(Records with drawing code)
START
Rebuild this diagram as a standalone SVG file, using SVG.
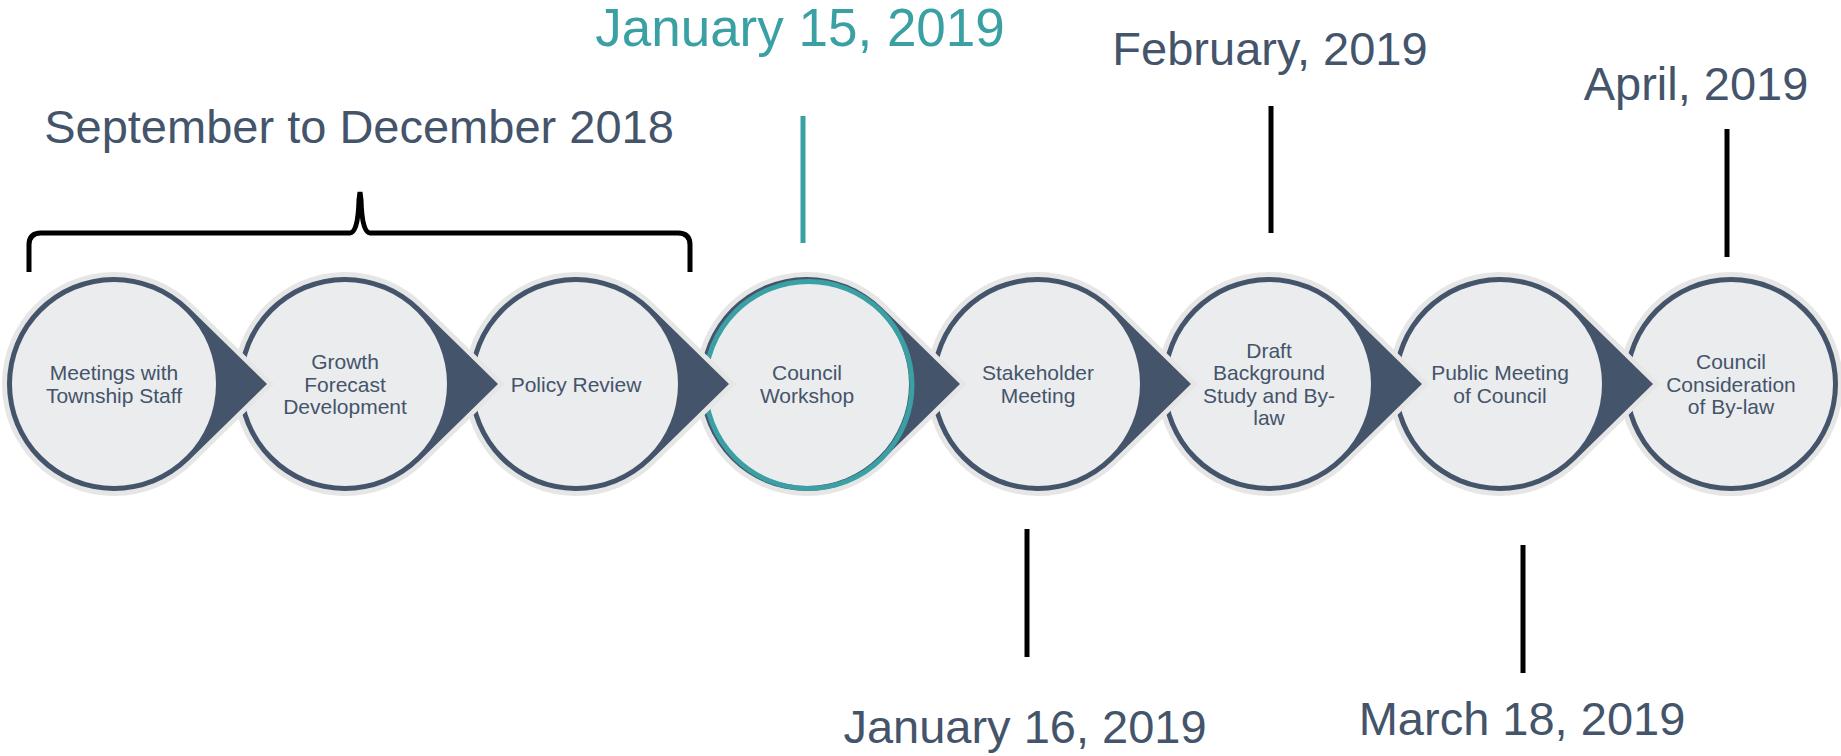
<svg xmlns="http://www.w3.org/2000/svg" width="1841" height="756" viewBox="0 0 1841 756">
<style>
  .drop{fill:#44546A;stroke:#E7E6E6;stroke-width:10;stroke-linejoin:miter;paint-order:stroke}
  .inner{fill:#EBECEE}
  .lbl{font-family:"Liberation Sans",Arial,sans-serif;font-size:21px;fill:#44546A;text-anchor:middle}
  .date{font-family:"Liberation Sans",Arial,sans-serif;font-size:47px;fill:#44546A;text-anchor:middle}
  .teal{fill:#3AA0A3}
  .tick{stroke:#000;stroke-width:5;fill:none}
</style>
<defs>
  <path id="drop" d="M74.8,-76.5 L153,0 L74.8,76.5 A107,107 0 1 1 74.8,-76.5 Z"/>
</defs>
<rect width="1841" height="756" fill="#fff"/>

<g id="node8">
  <circle cx="1731" cy="384" r="107" fill="#44546A" stroke="#E7E6E6" stroke-width="10" paint-order="stroke"/>
  <circle class="inner" cx="1731" cy="384" r="102"/>
  <text class="lbl"><tspan x="1731" y="369">Council</tspan><tspan x="1731" y="391.5">Consideration</tspan><tspan x="1731" y="414">of By-law</tspan></text>
</g>
<g id="node7">
  <use href="#drop" class="drop" transform="translate(1500,384)"/>
  <circle class="inner" cx="1500" cy="384" r="102"/>
  <text class="lbl"><tspan x="1500" y="380.25">Public Meeting</tspan><tspan x="1500" y="402.75">of Council</tspan></text>
</g>
<g id="node6">
  <use href="#drop" class="drop" transform="translate(1269,384)"/>
  <circle class="inner" cx="1269" cy="384" r="102"/>
  <text class="lbl"><tspan x="1269" y="357.75">Draft</tspan><tspan x="1269" y="380.25">Background</tspan><tspan x="1269" y="402.75">Study and By-</tspan><tspan x="1269" y="425.25">law</tspan></text>
</g>
<g id="node5">
  <use href="#drop" class="drop" transform="translate(1038,384)"/>
  <circle class="inner" cx="1038" cy="384" r="102"/>
  <text class="lbl"><tspan x="1038" y="380.25">Stakeholder</tspan><tspan x="1038" y="402.75">Meeting</tspan></text>
</g>
<g id="node4">
  <use href="#drop" class="drop" transform="translate(807,384)"/>
  <circle class="inner" cx="807" cy="384" r="102"/>
  <circle cx="808.5" cy="385" r="103.5" fill="none" stroke="#3AA0A3" stroke-width="5"/>
  <text class="lbl"><tspan x="807" y="380.25">Council</tspan><tspan x="807" y="402.75">Workshop</tspan></text>
</g>
<g id="node3">
  <use href="#drop" class="drop" transform="translate(576,384)"/>
  <circle class="inner" cx="576" cy="384" r="102"/>
  <text class="lbl"><tspan x="576" y="391.5">Policy Review</tspan></text>
</g>
<g id="node2">
  <use href="#drop" class="drop" transform="translate(345,384)"/>
  <circle class="inner" cx="345" cy="384" r="102"/>
  <text class="lbl"><tspan x="345" y="369">Growth</tspan><tspan x="345" y="391.5">Forecast</tspan><tspan x="345" y="414">Development</tspan></text>
</g>
<g id="node1">
  <use href="#drop" class="drop" transform="translate(114,384)"/>
  <circle class="inner" cx="114" cy="384" r="102"/>
  <text class="lbl"><tspan x="114" y="380.25">Meetings with</tspan><tspan x="114" y="402.75">Township Staff</tspan></text>
</g>

<g id="connectors">
  <path class="tick" d="M29,272 L29,245 Q29,233 41,233 L350,233 Q358,233 359,200 L360,192 L361,200 Q362,233 370,233 L678,233 Q690,233 690,245 L690,272"/>
  <line x1="803" y1="116" x2="803" y2="243" stroke="#3AA0A3" stroke-width="5"/>
  <line class="tick" x1="1271" y1="106" x2="1271" y2="233"/>
  <line class="tick" x1="1727" y1="129" x2="1727" y2="257"/>
  <line class="tick" x1="1027" y1="529" x2="1027" y2="657"/>
  <line class="tick" x1="1523" y1="545" x2="1523" y2="673"/>
</g>

<g id="labels">
  <text class="date" x="359" y="143">September to December 2018</text>
  <text class="date teal" x="800" y="46" style="font-size:53px">January 15, 2019</text>
  <text class="date" x="1270" y="65">February, 2019</text>
  <text class="date" x="1696" y="100">April, 2019</text>
  <text class="date" x="1025" y="743">January 16, 2019</text>
  <text class="date" x="1522" y="735">March 18, 2019</text>
</g>
</svg>
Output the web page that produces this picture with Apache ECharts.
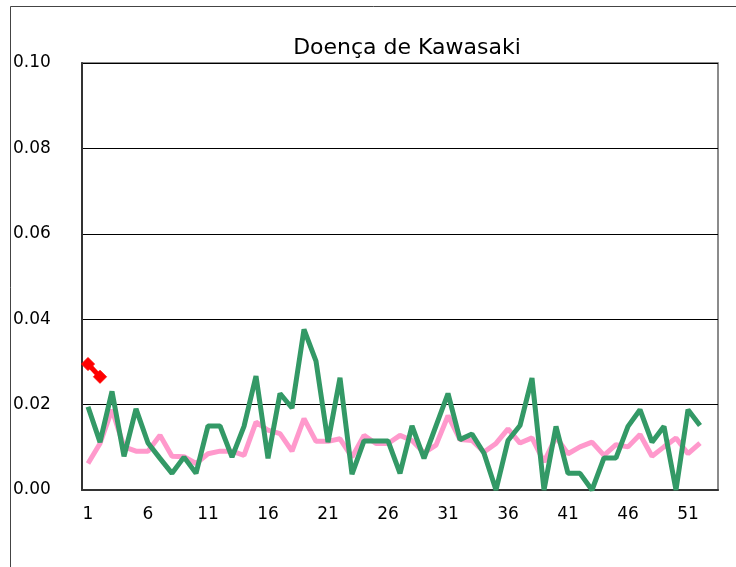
<!DOCTYPE html>
<html>
<head>
<meta charset="utf-8">
<script src="https://cdn.jsdelivr.net/npm/echarts@6/dist/echarts.min.js"></script>
<style>
  html, body { margin: 0; padding: 0; background: #fff; }
  #main { width: 736px; height: 567px; }
</style>
</head>
<body>
<div id="main"></div>
<script>
// semanas epidemiologicas 1..53
var weeks = [];
for (var w = 1; w <= 53; w++) weeks.push(String(w));

// linha rosa
var pinkValues = [0.0062, 0.0109, 0.0188, 0.0101, 0.0091, 0.0091, 0.0128, 0.0079, 0.0078, 0.0062,
  0.0085, 0.0091, 0.0091, 0.0081, 0.0159, 0.0140, 0.0132, 0.0091, 0.0167, 0.0114,
  0.0114, 0.0120, 0.0077, 0.0128, 0.0109, 0.0109, 0.0128, 0.0116, 0.0087, 0.0105,
  0.0174, 0.0118, 0.0116, 0.0089, 0.0109, 0.0143, 0.0110, 0.0122, 0.0066, 0.0124,
  0.0085, 0.0101, 0.0112, 0.0081, 0.0106, 0.0101, 0.0130, 0.0079, 0.0101, 0.0122,
  0.0085, 0.0110];

// linha verde
var greenValues = [0.0195, 0.0112, 0.0231, 0.0079, 0.0190, 0.0110, 0.0074, 0.0039, 0.0077, 0.0039,
  0.0150, 0.0150, 0.0077, 0.0149, 0.0267, 0.0074, 0.0226, 0.0192, 0.0376, 0.0302,
  0.0112, 0.0263, 0.0037, 0.0115, 0.0115, 0.0115, 0.0039, 0.0150, 0.0074, 0.0150,
  0.0226, 0.0118, 0.0131, 0.0086, 0.0000, 0.0116, 0.0151, 0.0262, 0.0000, 0.0149,
  0.0039, 0.0039, 0.0000, 0.0075, 0.0075, 0.0149, 0.0188, 0.0112, 0.0149, 0.0000,
  0.0188, 0.0151];

// serie vermelha (so duas semanas)
var redValues = [0.0295, 0.0265];

var yTicks = [0, 0.02, 0.04, 0.06, 0.08, 0.10];

var myChart = echarts.init(document.getElementById('main'));

var option = {
  animation: false,
  backgroundColor: '#fff',
  title: {
    text: 'Doença de Kawasaki',
    left: 402,
    textAlign: 'center',
    top: 32,
    textStyle: { fontFamily: 'DejaVu Sans', fontSize: 22, fontWeight: 'normal', color: '#000' }
  },
  graphic: [{
    type: 'rect',
    shape: { x: 10.5, y: 6.5, width: 740, height: 600 },
    style: { fill: 'none', stroke: '#444', lineWidth: 1 },
    silent: true
  }],
  grid: {
    left: 82, right: 18, top: 63, bottom: 77,
    show: true, borderColor: '#666', borderWidth: 1.5
  },
  xAxis: {
    type: 'category',
    data: weeks,
    boundaryGap: true,
    axisLine: { lineStyle: { color: '#333', width: 2 } },
    axisTick: { inside: true, length: 6, interval: 4, lineStyle: { color: '#333' } },
    axisLabel: { interval: 4, margin: 16, fontFamily: 'DejaVu Sans', fontSize: 17, color: '#000' }
  },
  yAxis: {
    type: 'value',
    min: yTicks[0],
    max: yTicks[yTicks.length - 1],
    interval: 0.02,
    axisLine: { show: true, lineStyle: { color: '#333', width: 2 } },
    axisTick: { show: false },
    splitLine: { lineStyle: { color: '#000', width: 1 } },
    axisLabel: {
      align: 'left', margin: 69,
      fontFamily: 'DejaVu Sans', fontSize: 17, color: '#000',
      formatter: function (v) { return v.toFixed(2); }
    }
  },
  series: [
    {
      type: 'line',
      data: pinkValues,
      symbol: 'none',
      lineStyle: { color: '#FF99CC', width: 5 },
      z: 2
    },
    {
      type: 'line',
      data: greenValues,
      symbol: 'none',
      lineStyle: { color: '#339966', width: 5 },
      z: 3
    },
    {
      type: 'line',
      data: redValues,
      symbol: 'diamond',
      symbolSize: 13,
      showSymbol: true,
      showAllSymbol: true,
      itemStyle: { color: '#FF0000', borderColor: '#FF0000', borderWidth: 1 },
      lineStyle: { color: '#FF0000', width: 5 },
      z: 4
    }
  ]
};

myChart.setOption(option);
</script>
</body>
</html>
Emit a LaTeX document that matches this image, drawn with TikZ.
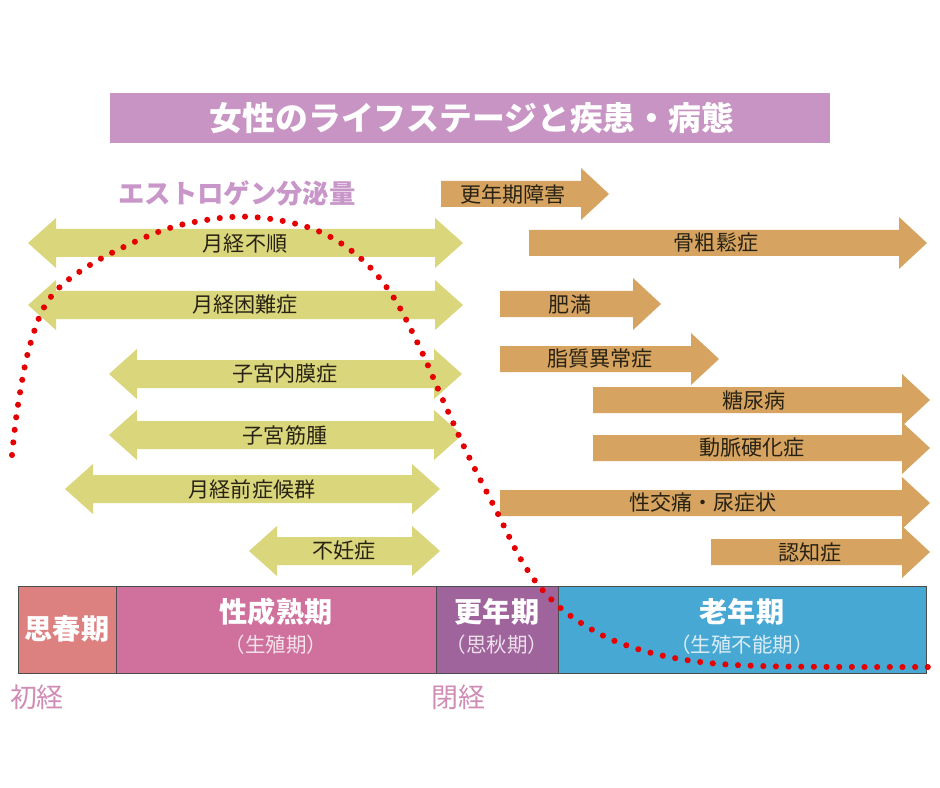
\documentclass[tikz,border=0pt]{standalone}
\usepackage{fontspec}
\setmainfont{Noto Sans CJK JP}
\usepackage{xcolor}
\usepackage{tikz}
\usetikzlibrary{calc}
\definecolor{titlepurple}{RGB}{200,148,196}
\definecolor{estrogenpink}{RGB}{200,150,200}
\definecolor{arrowyellow}{RGB}{218,214,124}
\definecolor{arroworange}{RGB}{214,164,96}
\definecolor{textbrown}{RGB}{40,34,20}
\definecolor{puberty}{RGB}{220,128,128}
\definecolor{maturity}{RGB}{207,113,156}
\definecolor{climacteric}{RGB}{160,100,156}
\definecolor{senile}{RGB}{72,168,212}
\definecolor{eventpink}{RGB}{208,140,180}
\definecolor{dotred}{RGB}{228,0,0}
\tikzset{
  double arrow path/.style={to path={-- ++(28,-25) -- ++(0,11) -- ($(\tikztotarget)+(-28,-14)$) -- ++(0,-11) -- (\tikztotarget) -- ++(-28,25) -- ++(0,-11) -- ($(\tikztostart)+(28,14)$) -- ++(0,11) -- cycle}},
  single arrow path/.style={to path={-- ++(0,-13) -- ($(\tikztotarget)+(-28,-13)$) -- ++(0,-13) -- (\tikztotarget) -- ++(-28,26) -- ++(0,-13) -- ($(\tikztostart)+(0,13)$) -- cycle}}
}
\tikzstyle{yellow arrow}=[fill=arrowyellow, double arrow path]
\tikzstyle{orange arrow}=[fill=arroworange, single arrow path]
\tikzstyle{arrow text}=[text=textbrown, inner sep=0pt, font=\fontsize{18}{20}\selectfont]
\tikzstyle{stage box}=[draw=black!70, line width=0.6pt]
\tikzstyle{stage text}=[text=white, inner sep=0pt, font=\bfseries\fontsize{24}{26}\selectfont]
\tikzstyle{stage sub}=[text=white, text opacity=0.8, inner sep=0pt, font=\fontsize{17.5}{19}\selectfont]
\tikzstyle{event text}=[text=eventpink, inner sep=0pt, font=\fontsize{23}{25}\selectfont]
\tikzstyle{dotted curve}=[draw=dotred, line width=5.2pt, line cap=round, dash pattern=on 0pt off 10.8pt]
\pgfdeclarelayer{shapelayer}
\pgfdeclarelayer{nodelayer}
\pgfdeclarelayer{curvelayer}
\pgfsetlayers{shapelayer,nodelayer,curvelayer,main}
\begin{document}
\begin{tikzpicture}[x=0.03cm, y=-0.03cm]
        	\useasboundingbox (0,0) rectangle (940,788);
        	\begin{pgfonlayer}{shapelayer}
        		\fill [white] (0,0) rectangle (940,788);
        		\fill [titlepurple] (110,93) rectangle (830,143);
        		% yellow: both ways
        		\fill [style=yellow arrow] (28,243) to (463,243);
        		\fill [style=yellow arrow] (28,305) to (463,305);
        		\fill [style=yellow arrow] (109,374) to (462,374);
        		\fill [style=yellow arrow] (109,435) to (462,435);
        		\fill [style=yellow arrow] (65,489) to (440,489);
        		\fill [style=yellow arrow] (249,551) to (440,551);
        		% orange: onward
        		\fill [style=orange arrow] (441,194) to (609,194);
        		\fill [style=orange arrow] (529,243) to (927,243);
        		\fill [style=orange arrow] (500,304) to (661,304);
        		\fill [style=orange arrow] (500,359) to (719,359);
        		\fill [style=orange arrow] (593,400) to (930,400);
        		\fill [style=orange arrow] (593,448) to (930,448);
        		\fill [style=orange arrow] (500,503) to (930,503);
        		\fill [style=orange arrow] (711,552) to (930,552);
        		% stages
        		\draw [style=stage box, fill=puberty] (18,586) rectangle (116,673);
        		\draw [style=stage box, fill=maturity] (116,586) rectangle (436,673);
        		\draw [style=stage box, fill=climacteric] (436,586) rectangle (558,673);
        		\draw [style=stage box, fill=senile] (558,586) rectangle (926,673);
        	\end{pgfonlayer}
        	\begin{pgfonlayer}{nodelayer}
        		\node [text=white, font=\bfseries\fontsize{28}{30}\selectfont] (0) at (472,118) {女性のライフステージと疾患・病態};
        		\node [text=estrogenpink, font=\bfseries\fontsize{22.5}{24}\selectfont] (1) at (237,193) {エストロゲン分泌量};
        		\node [style=arrow text] (2) at (245,244) {月経不順};
        		\node [style=arrow text] (3) at (245,305) {月経困難症};
        		\node [style=arrow text] (4) at (285,374) {子宮内膜症};
        		\node [style=arrow text] (5) at (285,435) {子宮筋腫};
        		\node [style=arrow text] (6) at (252,489) {月経前症候群};
        		\node [style=arrow text] (7) at (344,551) {不妊症};
        		\node [style=arrow text] (8) at (513,194) {更年期障害};
        		\node [style=arrow text] (9) at (716,243) {骨粗鬆症};
        		\node [style=arrow text] (10) at (570,304) {肥満};
        		\node [style=arrow text] (11) at (600,359) {脂質異常症};
        		\node [style=arrow text] (12) at (754,400) {糖尿病};
        		\node [style=arrow text] (13) at (752,448) {動脈硬化症};
        		\node [style=arrow text] (14) at (703,503) {性交痛・尿症状};
        		\node [style=arrow text] (15) at (810,552) {認知症};
        		\node [style=stage text] (16) at (67,629) {思春期};
        		\node [style=stage text] (17) at (276,612) {性成熟期};
        		\node [style=stage sub] (18) at (276,645) {（生殖期）};
        		\node [style=stage text] (19) at (497,612) {更年期};
        		\node [style=stage sub] (20) at (497,645) {（思秋期）};
        		\node [style=stage text] (21) at (742,612) {老年期};
        		\node [style=stage sub] (22) at (742,645) {（生殖不能期）};
        		\node [style=event text] (23) at (37,697) {初経};
        		\node [style=event text] (24) at (458,697) {閉経};
        	\end{pgfonlayer}
        	\begin{pgfonlayer}{curvelayer}
        		\draw [style=dotted curve] plot [smooth, tension=0.6] coordinates {(12,455) (18,405) (30,345) (50,298) (90,265) (153,234) (200,221) (253,217) (313,229) (358,256) (392,295) (420,348) (442,398) (468,455) (497,512) (523,563) (548,596) (578,621) (620,643) (680,659) (760,666) (930,667)};
        	\end{pgfonlayer}
\end{tikzpicture}
\end{document}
END
[GIVEN PROBLEM]
Extract the part of the records that opens with the line containing "Output the web" and closes with the line containing "for (var w = 1;". Take only those lines, exactly, and no pictures.

[SOLUTION TO THE EXERCISE]
Output the web page that produces this picture with Apache ECharts.
<!DOCTYPE html>
<html>
<head>
<meta charset="utf-8">
<script src="https://cdn.jsdelivr.net/npm/echarts@6/dist/echarts.min.js"></script>
<style>
  html, body { margin: 0; padding: 0; background: #fff; }
  #main { width: 736px; height: 567px; }
</style>
</head>
<body>
<div id="main"></div>
<script>
// semanas epidemiologicas 1..53
var weeks = [];
for (var w = 1; w <= 53; w++) weeks.push(String(w));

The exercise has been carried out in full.